Auf die Frage der nationalstaatlichen Grenzen in der globalisierten Welt wurde gleich mehrfach verwiesen. Glyn Moody konzentrierte sich in seiner sehr informativen Keynote zu TTIP auf zwei Kritikpunkte: das sogenannte investor-state dispute settlement (ISDS) und den Geheimcharakter der Verhandlungen. Während ersteres dafür sorge, dass Unternehmen aufgrund der neuen Klagemöglichkeiten gegen Regierungen stets reicher würden und gewissermaßen über dem Gesetz stünden, mache letzteres die NSA und andere Geheimdienste zum heimlichen Verhandlungspartner, was wiederum zu einer Aushöhlung der Demokratie führe.
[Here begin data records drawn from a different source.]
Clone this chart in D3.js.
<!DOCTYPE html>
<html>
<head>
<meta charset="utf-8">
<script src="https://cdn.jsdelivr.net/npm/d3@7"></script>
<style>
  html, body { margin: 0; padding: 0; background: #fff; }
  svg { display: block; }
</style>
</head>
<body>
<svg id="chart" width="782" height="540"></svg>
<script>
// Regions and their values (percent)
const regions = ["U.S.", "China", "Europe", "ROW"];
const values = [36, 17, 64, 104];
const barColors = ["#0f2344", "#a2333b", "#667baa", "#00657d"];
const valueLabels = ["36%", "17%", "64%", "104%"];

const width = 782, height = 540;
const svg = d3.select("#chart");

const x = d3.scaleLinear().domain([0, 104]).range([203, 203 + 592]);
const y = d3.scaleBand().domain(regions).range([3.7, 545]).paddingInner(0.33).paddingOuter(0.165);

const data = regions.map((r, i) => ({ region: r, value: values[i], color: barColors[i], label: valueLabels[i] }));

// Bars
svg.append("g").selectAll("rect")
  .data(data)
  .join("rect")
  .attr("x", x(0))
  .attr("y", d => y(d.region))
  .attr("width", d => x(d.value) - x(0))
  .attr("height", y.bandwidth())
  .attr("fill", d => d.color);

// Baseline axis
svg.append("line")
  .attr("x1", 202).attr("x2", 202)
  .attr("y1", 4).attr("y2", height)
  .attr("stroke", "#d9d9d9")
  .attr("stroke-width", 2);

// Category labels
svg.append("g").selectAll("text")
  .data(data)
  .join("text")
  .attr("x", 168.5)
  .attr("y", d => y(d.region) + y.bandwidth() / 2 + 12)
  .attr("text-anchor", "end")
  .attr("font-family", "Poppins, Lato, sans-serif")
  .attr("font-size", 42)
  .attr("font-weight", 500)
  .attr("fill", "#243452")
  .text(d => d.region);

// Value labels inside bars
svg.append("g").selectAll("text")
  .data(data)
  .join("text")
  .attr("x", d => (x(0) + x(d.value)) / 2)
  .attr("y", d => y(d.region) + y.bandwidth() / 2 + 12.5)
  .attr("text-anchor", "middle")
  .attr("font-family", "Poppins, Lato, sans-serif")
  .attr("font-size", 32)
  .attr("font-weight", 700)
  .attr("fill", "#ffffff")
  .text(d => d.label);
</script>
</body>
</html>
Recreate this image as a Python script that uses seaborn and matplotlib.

Moodys knackiges Lösungskonzept lautete vor diesem Hintergrund: “ISDS out, transparency in.”
Nach einer Videoeinspielung der Europaabgeordneten Marietje Schaake, die ebenfalls für mehr Zivilpartizipation plädierte (“Let’s use the internet to let people participate in TTIP negotiations”), rundete das
hochkarätig besetzte Panel die Diskussion ab. Hierbei waren auch erstmals an diesem Tag weniger kritische Stimmen zu hören: einerseits von
Dr. Joachim Bühler, der das transatlantische Handelsabkommen aus
BITKOM-Sicht begrüßte; andererseits von
Dr. Stormy-Annika Mildner (SWP), die gewisse geschlossene Räume für politische Entscheidungsprozesse einforderte. Auf die finale Frage, wer denn nun wirklich von TTIP profitiere, antwortete denn auch einzig Keynote-Speaker Glyn Moody zynisch-negativ (“states and big companies”). Optimismus wollte aber andererseits auch bei keinem der Diskutanten aufkommen.